At 8:08 PM, Anonymous Anonymous said...

Right, Holmgren is such a bad coach that his team moved up and down the field at will on the "tough, physical Steeler defense" that everyone heard about ad nauseum until the game finally started. The two biggest playmakers on that defense (Polamalu and Porter) were largely missing - I'm sure it had nothing to do with Holmgren's gameplan. The reason Seattle couldn't score in the red zone is because the officials kept kicking them out of it when they would get in.

 
At 8:32 PM, Blogger JS said...

I'm a Steelers fan...so I'm not unbiased here. But, to me, what you talk about--the Seahawks moving up and down the field w/o scoring--has a lot to do with gameplanning. Every Steelers playoff game saw the other side moving the ball by passing. The Steelers seem to allow these short passing routines in order to lull the other side into an indentifiable pattern, which the Steelers then exploit. Look, there were a couple bad calls, but the Seahawks punted way more than they were "kicked out of the endzone." To me, that's the sign of a team that falls apart in scoring position.

 
At 12:17 PM, Anonymous Anonymous said...

No.....first guy, you are wrong...

Seattle had to stop running to porter's side. That's also seattles stronger side with Walter Jones. Porter busted up plays by forcing overrated Alexander (who dropped 3 passes- 2 less than stevens) inside the gap.

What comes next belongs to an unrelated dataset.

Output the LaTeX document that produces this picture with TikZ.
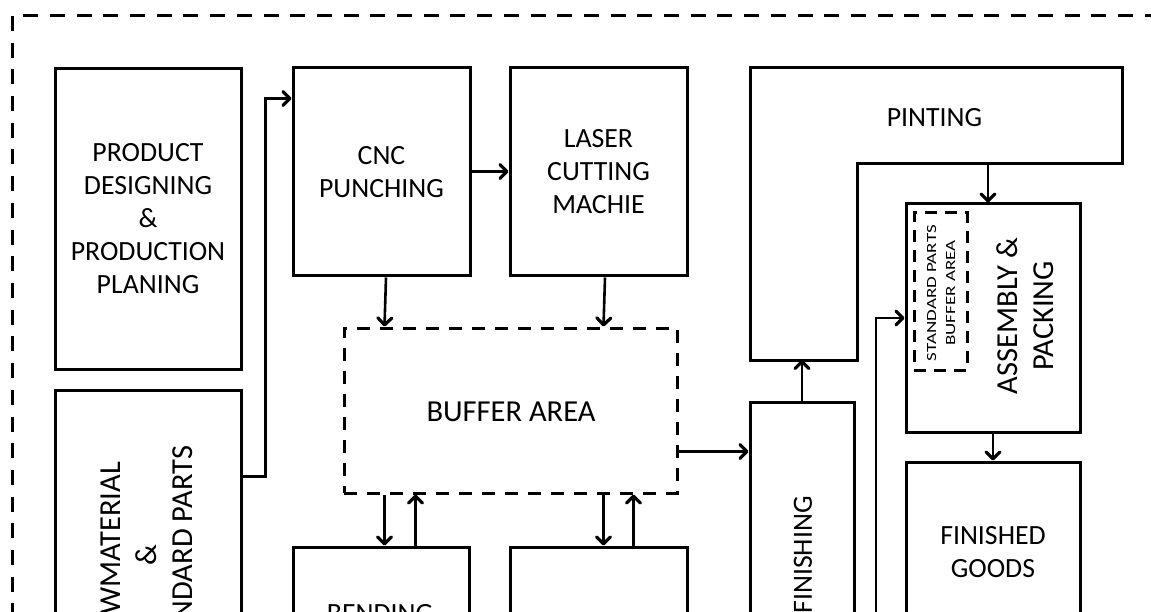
\documentclass[tikz,border=0pt]{standalone}
\usepackage{fontspec}
\setmainfont{Carlito}
\usetikzlibrary{arrows.meta,calc}
\begin{document}
\begin{tikzpicture}[x=1pt,y=-1pt,
  box/.style={draw, line width=3pt, inner sep=0pt, align=center},
  dbox/.style={box, dash pattern=on 13pt off 10pt},
  fa/.style={font=\fontsize{27.8}{33}\selectfont},
  fb/.style={font=\fontsize{30.5}{36}\selectfont},
  lbl/.style={align=center, inner sep=0pt},
  arr/.style={line width=2.6pt, -{Straight Barb[length=7pt,width=14pt,line width=3.2pt,round]}},
  plain/.style={line width=2.6pt}]
\useasboundingbox (0,0) rectangle (1151,612);
\clip (0,0) rectangle (1151,612);
% outer dashed frame
\draw[line width=3pt, dash pattern=on 15pt off 11.7pt] (12,16) rectangle (1180,650);
% boxes
\node[box, fa, minimum width=186pt, minimum height=300pt] (pd) at (148,219)
  {PRODUCT\\DESIGNING\\\&\\PRODUCTION\\PLANING};
\node[box, minimum width=186pt, minimum height=330pt] (raw) at (148,555) {};
\node[lbl, fb, rotate=90] (rawt) at (147,555) {RAWMATERIAL\\\&\\STANDARD PARTS};
\node[box, fa, minimum width=177pt, minimum height=208pt] (cnc) at (381.5,172) {CNC\\PUNCHING};
\node[box, fa, minimum width=177pt, minimum height=208pt] (laser) at (598.5,172) {LASER\\CUTTING\\MACHIE};
\node[dbox, minimum width=333pt, minimum height=165pt] (buffer) at (510.5,410.5) {};
\node[lbl, font=\fontsize{30.5}{36}\selectfont] (buft) at (511,412) {BUFFER AREA};
\node[box, minimum width=176pt, minimum height=208pt] (bend) at (381,651) {};
\node[lbl, fa, anchor=base] (bendt) at (380,622) {BENDING};
\node[box, minimum width=177pt, minimum height=208pt] (box2) at (598.5,651) {};
\node[box, minimum width=104pt, minimum height=306pt] (fin) at (802,555) {};
\node[lbl, fa, rotate=90] (fint) at (803,555) {FINISHING};
% pinting L-shape
\coordinate (ptl) at (750,68);
\coordinate (ptr) at (1122,68);
\coordinate (pbr) at (1122,164);
\coordinate (pin) at (857,164);
\coordinate (pinb) at (857,360);
\coordinate (pbot) at (802,360);
\coordinate (pbl) at (750,360);
\coordinate (pout) at (988,164);
\draw[line width=3pt] (ptl) -- (ptr) -- (pbr) -- (pin) -- (pinb) -- (pbl) -- cycle;
\node[lbl, fa] (pint) at (934.5,118) {PINTING};
\node[box, minimum width=174pt, minimum height=228pt] (asm) at (993,318) {};
\node[box, dash pattern=on 12pt off 8pt, minimum width=53pt, minimum height=157pt] (sp) at (940.5,291.5) {};
\node[lbl, font=\fontsize{14}{19}\selectfont, rotate=90] (spt) at (941,293)
  {\scalebox{1.36}[1]{STANDARD PARTS}\\\scalebox{1.36}[1]{BUFFER AREA}};
\node[lbl, fb, rotate=90] (asmt) at (1025,316) {ASSEMBLY \&\\PACKING};
\node[box, fa, minimum width=174pt, minimum height=180pt] (fg) at (993,552) {FINISHED\\GOODS};
\coordinate (src) at (876,700);
% connectors
\draw[arr] ($(raw.north east)+(0,88)$) -| ($(cnc.north west)+(-26,32)$) -- ($(cnc.north west)+(0,32)$);
\draw[arr] ($(cnc.north east)+(0,105)$) -- ($(laser.north west)+(0,105)$);
\draw[arr] ($(cnc.south)+(4.5,0)$) -- ($(buffer.north west)+(42,0)$);
\draw[arr] ($(laser.south)+(6.5,0)$) -- ($(buffer.north west)+(261,0)$);
\draw[arr] ($(buffer.south west)+(42,0)$) -- ($(bend.north west)+(93,0)$);
\draw[arr] ($(bend.north west)+(124,0)$) -- ($(buffer.south west)+(73,0)$);
\draw[arr] ($(buffer.south west)+(261,0)$) -- ($(box2.north west)+(95,0)$);
\draw[arr] ($(box2.north west)+(125,0)$) -- ($(buffer.south west)+(291,0)$);
\draw[arr] ($(buffer.north east)+(0,125)$) -- ($(fin.north west)+(0,51)$);
\draw[arr] (fin.north) -- (pbot);
\draw[arr] (pout) -- ($(asm.north)+(-5,0)$);
\draw[arr] (asm.south) -- (fg.north);
\draw[arr] (src) |- (asm.west);
\end{tikzpicture}
\end{document}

Once they went outside Clark haggans and James Harrison were on the other side.

Troy dropped into pretty good pass coverage all night, until he gave up the TD pass on an illegal screen by your slot wideout.

Your team isnt very good and you lost....

now you are making fools out of yourselves the first time you get in the spotlight. losing the Superbowl is hard enough, why make it worse?

Are the Steelers physical? Ask that wet noodle Linebacker of yours who got folded up like a sack of crap by Alana Faneca.

SCS

 
At 5:32 PM, Anonymous Anonymous said...

Holmgren's failure as a coach was best highlighted by the ending drives of both halves. Each was dismal, in play calling, time management, and execution.

The Steelers seemed to have no offensive gameplan in the first half, but adapted and made the plays when they had to. When the pressure was on Seattle, they completely chocked. The responsibility for the utter team failures in the two-minute drills to competently attempt moving the ball while preserving time falls sqaurely on the coach's shoulders.